Por: Camila Gidoni
¿Quién me manda a estar viendo El mago de Oz y Up? Por influencia de esas películas, desde hace unos años tenía en mi lista de deseos hacer un viaje en globo aerostático. Creo que desde siempre he sentido atracción por el vuelo: lo he visto como una forma de sentirme libre, sin las ataduras terrenales. Hace unas semanas, en un viaje a California, finalmente se me dio: en una visita al Valle de Napa no solo pude visitar sus legendarios viñedos, sino también sobrevolarlos y disfrutar de una vista grandiosa.
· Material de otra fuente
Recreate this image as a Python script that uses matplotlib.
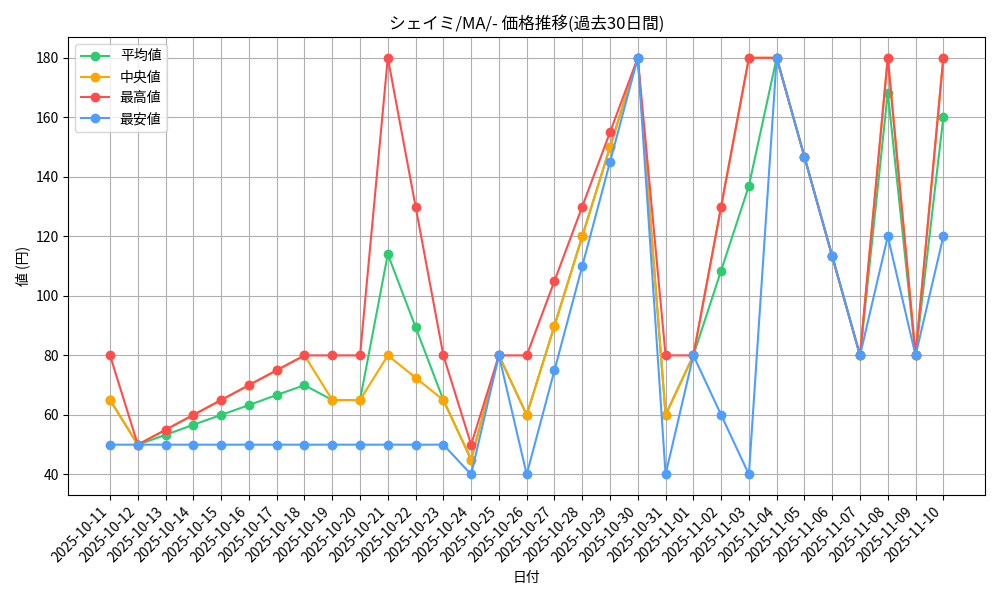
import matplotlib
matplotlib.use("Agg")
import matplotlib.pyplot as plt
import pandas as pd

plt.rcParams['font.family'] = ['Noto Sans CJK JP', 'DejaVu Sans']

dates = [d.strftime('%Y-%m-%d') for d in pd.date_range('2025-10-11', '2025-11-10')]
mean_v = [65,50,53.3,56.7,60,63.3,66.7,70,65,65,114,89.5,65,45,80,60,90,120,150,180,60,80,108.5,137,180,146.7,113.3,80,168.3,80,160]
median_v = [65,50,55,60,65,70,75,80,65,65,80,72.5,65,45,80,60,90,120,150,180,60,80,130,180,180,146.7,113.3,80,180,80,180]
max_v = [80,50,55,60,65,70,75,80,80,80,180,130,80,50,80,80,105,130,155,180,80,80,130,180,180,146.7,113.3,80,180,80,180]
min_v = [50,50,50,50,50,50,50,50,50,50,50,50,50,40,80,40,75,110,145,180,40,80,60,40,180,146.7,113.3,80,120,80,120]

fig, ax = plt.subplots(figsize=(10, 6), dpi=100)
x = range(len(dates))
ax.plot(x, mean_v, marker='o', color='#2ecc71', label='平均値')
ax.plot(x, median_v, marker='o', color='#ffa500', label='中央値')
ax.plot(x, max_v, marker='o', color='#ff4d4d', label='最高値')
ax.plot(x, min_v, marker='o', color='#4d9eff', label='最安値')
ax.set_xticks(list(x))
ax.set_xticklabels(dates, rotation=45, ha='right')
ax.set_title('シェイミ/MA/- 価格推移(過去30日間)')
ax.set_xlabel('日付')
ax.set_ylabel('値 (円)')
ax.grid(True)
ax.legend(loc='upper left')
fig.tight_layout()
fig.savefig('out.png')
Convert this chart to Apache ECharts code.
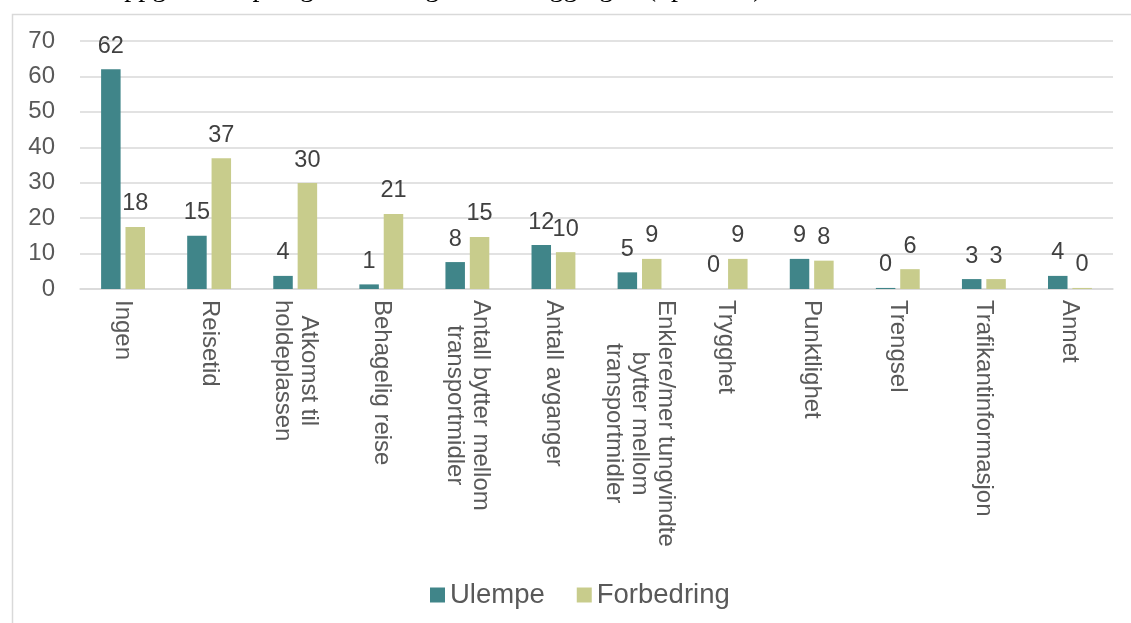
<!DOCTYPE html>
<html>
<head>
<meta charset="utf-8">
<script src="https://cdn.jsdelivr.net/npm/echarts@6/dist/echarts.min.js"></script>
<style>
  html, body { margin: 0; padding: 0; background: #fff; }
  #chart { width: 1131px; height: 623px; }
</style>
</head>
<body>
<div id="chart"></div>
<script>
// kategorier langs x-aksen
const categories = [
  "Ingen",
  "Reisetid",
  "Atkomst til\nholdeplassen",
  "Behagelig reise",
  "Antall bytter mellom\ntransportmidler",
  "Antall avganger",
  "Enklere/mer tungvindte\nbytter mellom\ntransportmidler",
  "Trygghet",
  "Punktlighet",
  "Trengsel",
  "Trafikantinformasjon",
  "Annet"
];
// prosent, lest av figuren
const ulempe = [62, 15, 3.7, 1.3, 7.6, 12.4, 4.7, 0, 8.5, 0.3, 2.8, 3.7];
const forbedring = [17.5, 36.9, 29.9, 21.2, 14.7, 10.4, 8.5, 8.5, 8.0, 5.6, 2.8, 0.3];
const seriesNames = ["Ulempe", "Forbedring"];
const yTicks = { min: 0, max: 70, interval: 10 };

const font = "'Liberation Sans', Arial, sans-serif";
const gridColor = "#D9D9D9";

let chart = echarts.init(document.getElementById("chart"));

function barLabel() {
  return {
    show: true,
    position: "top",
    distance: 11,
    fontFamily: font,
    fontSize: 23.5,
    color: "#404040",
    formatter: function(p) {
      return Math.round(p.value);
    }
  };
}

let option = {
  backgroundColor: "#fff",
  animation: false,
  textStyle: { fontFamily: font },
  graphic: [
    // ramme rundt diagrammet
    {
      type: "rect",
      left: 10,
      top: 12,
      z: -1,
      shape: { width: 1300, height: 700 },
      style: { fill: "none", stroke: gridColor, lineWidth: 1.5 }
    },
    // tittel, nesten helt skåret bort øverst (bare nedre del av bokstavene synes)
    {
      type: "text",
      x: 104,
      y: -25,
      style: {
        text: "Oppgitt ulempe og forbedring ved omleggingen (i prosent)",
        font: "28px 'Liberation Serif', 'Times New Roman', serif",
        fill: "#000",
        verticalAlign: "top"
      }
    }
  ],
  legend: {
    data: seriesNames,
    left: 425,
    top: 576,
    itemWidth: 15,
    itemHeight: 15,
    itemGap: 32,
    icon: "rect",
    textStyle: { fontFamily: font, fontSize: 27.5, color: "#595959" }
  },
  grid: {
    left: 80,
    right: 18,
    top: 41,
    bottom: 334,
    containLabel: false
  },
  xAxis: {
    type: "category",
    data: categories,
    axisLine: { lineStyle: { color: gridColor, width: 1.5 } },
    axisTick: { show: false },
    axisLabel: {
      rotate: -90,
      interval: 0,
      margin: 11,
      formatter: function(value) {
        // hver linje midtstilt i blokken
        return value.split("\n").map(s => "{c|" + s + "}").join("\n");
      },
      rich: {
        c: {
          align: "center",
          fontFamily: font,
          fontSize: 24,
          lineHeight: 26,
          color: "#595959"
        }
      }
    }
  },
  yAxis: {
    type: "value",
    min: yTicks.min,
    max: yTicks.max,
    interval: yTicks.interval,
    axisLine: { show: false },
    axisTick: { show: false },
    axisLabel: {
      margin: 25,
      fontFamily: font,
      fontSize: 24,
      color: "#595959"
    },
    splitLine: { lineStyle: { color: gridColor, width: 1.5 } }
  },
  series: [
    {
      name: seriesNames[0],
      type: "bar",
      data: ulempe,
      barWidth: 19.5,
      barGap: "25%",
      itemStyle: { color: "#408589" },
      label: barLabel()
    },
    {
      name: seriesNames[1],
      type: "bar",
      data: forbedring,
      barWidth: 19.5,
      barGap: "25%",
      itemStyle: { color: "#C8CC8C" },
      label: barLabel()
    }
  ]
};

chart.setOption(option);
</script>
</body>
</html>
Pero claro, para disfrutar del vuelo hay que sufrir un poco primero: ese día comenzó a las cuatro de la mañana, para conducir desde San Francisco hasta el lobby del Napa Valley Marriott Hotel, y encontrarnos con el equipo de Balloons Above the Valley. Afortunadamente, para contrarrestar los cinco grados bajo cero de principios de diciembre, el equipo nos esperaba con café, té y panecillos. Ahí conocimos a Jacob, nuestro piloto, quien con sus chistes y su amena forma de compartir su experiencia de inmediato nos quitó cualquier temor que pudiésemos tener sobre la aventura. ¿Uno de sus chistes, basado en información real? «A veces no se sabe dónde va a aterrizar el globo… puede ser un colegio, un estadio… ¡Donde sea! Obvio, el único lugar donde NO puede aterrizar es sobre un viñedo, porque el vino se respeta».
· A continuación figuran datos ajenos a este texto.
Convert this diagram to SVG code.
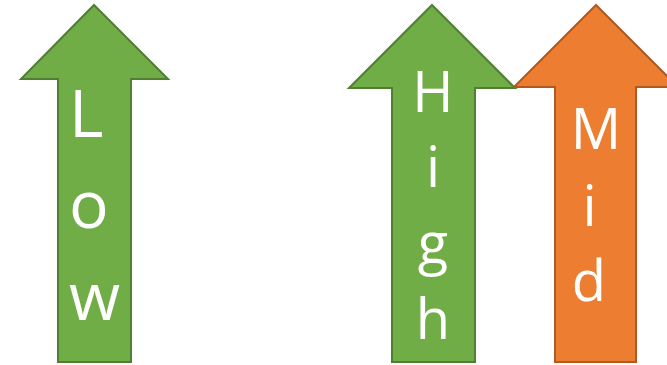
<svg xmlns="http://www.w3.org/2000/svg" width="667" height="365" viewBox="0 0 667 365">
<style>
.green{fill:#70AD47;stroke:#507E32;stroke-width:2;stroke-linejoin:miter}
.orange{fill:#ED7D31;stroke:#AE5A21;stroke-width:2;stroke-linejoin:miter}
.lbl{fill:#FFFFFF;font-family:"Open Sans","Noto Sans",sans-serif}
.big{font-size:66px}
.mid{font-size:56px;text-anchor:middle}
</style>
<rect width="667" height="365" fill="#FFFFFF"/>
<g id="low">
<path class="green" d="M94,5 L168,79 L131,79 L131,362 L58,362 L58,79 L21,79 Z"/>
<text class="lbl big" x="69" y="137">L</text>
<text class="lbl big" x="69" y="228">o</text>
<text class="lbl big" x="69" y="320">w</text>
</g>
<g id="high">
<path class="green" d="M432,5 L515,88 L475,88 L475,362 L392,362 L392,88 L349,88 Z"/>
<text class="lbl mid" x="433" y="112">H</text>
<text class="lbl mid" x="433" y="187">i</text>
<text class="lbl mid" x="433" y="263">g</text>
<text class="lbl mid" x="433" y="339">h</text>
</g>
<g id="midarrow">
<path class="orange" d="M596,5 L678,87 L636,87 L636,362 L555,362 L555,87 L514,87 Z"/>
<text class="lbl mid" x="596" y="149">M</text>
<text class="lbl mid" x="589.5" y="226">i</text>
<text class="lbl mid" x="589" y="301">d</text>
</g>
<g id="connectors"/>
</svg>
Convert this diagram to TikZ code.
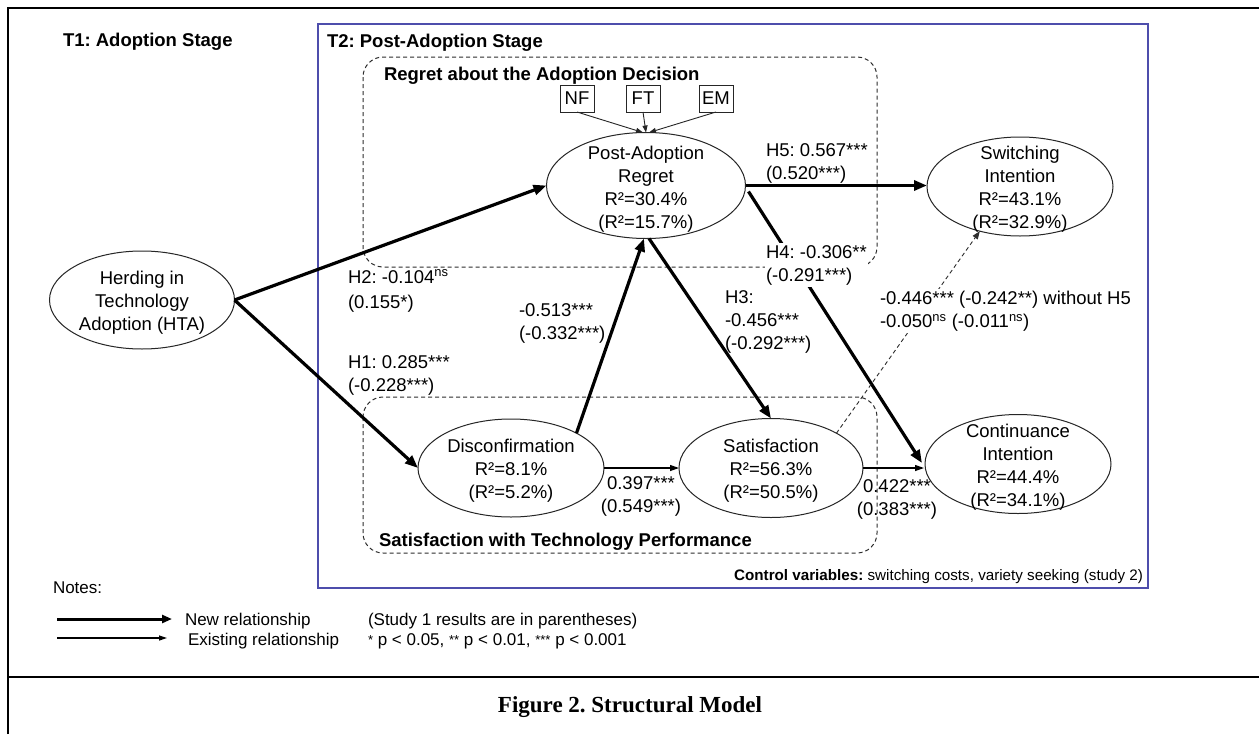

Una vez llegamos a la zona de despegue nos esperaba nuestro globo, con el proceso del calentamiento del aire ya iniciado. Para quienes no prestaron atención en la clase de Física, el mecanismo de estos globos no tiene secretos: el aire caliente hace que suba. Otro dato para quienes sacaban malas notas en Ciencias: dentro de la canasta del globo cada uno de los pasajeros y el piloto tienen un punto asignado, para utilizar los contrapesos y así lograr un equilibro en el aire.
Ahí, ya dentro de la canasta, comencé a sentir nervios disfrazados de miedo y emoción a la vez. Y en un pestañeo, el globo se elevó: sin darme cuenta ya estaba a 150, 200, 250 metros sobre el suelo de Napa. Increíblemente, no sentía temor alguno allá arriba, viendo cómo el mundo se alejaba y se volvía cada vez más pequeño; fue una maravilla poder ver el resto de los globos que nos rodeaban, y admirar la simetría de los viñedos abajo, aspirando el perfume de la tierra, las uvas y el aire fresco.
400 metros, 500 metros, 700 metros, 800 metros: tal cual lo presentía, allá arriba viví una sensación de libertad que pocas veces había experimentado, y todavía hoy siento que fue una de las mejores horas de mi vida. Una vez que aterrizamos –no, no sobre un colegio ni en medio de un estadio, sino en la zona designada–, concluí que cada centavo que había pagado por ese trayecto definitivamente había valido la pena.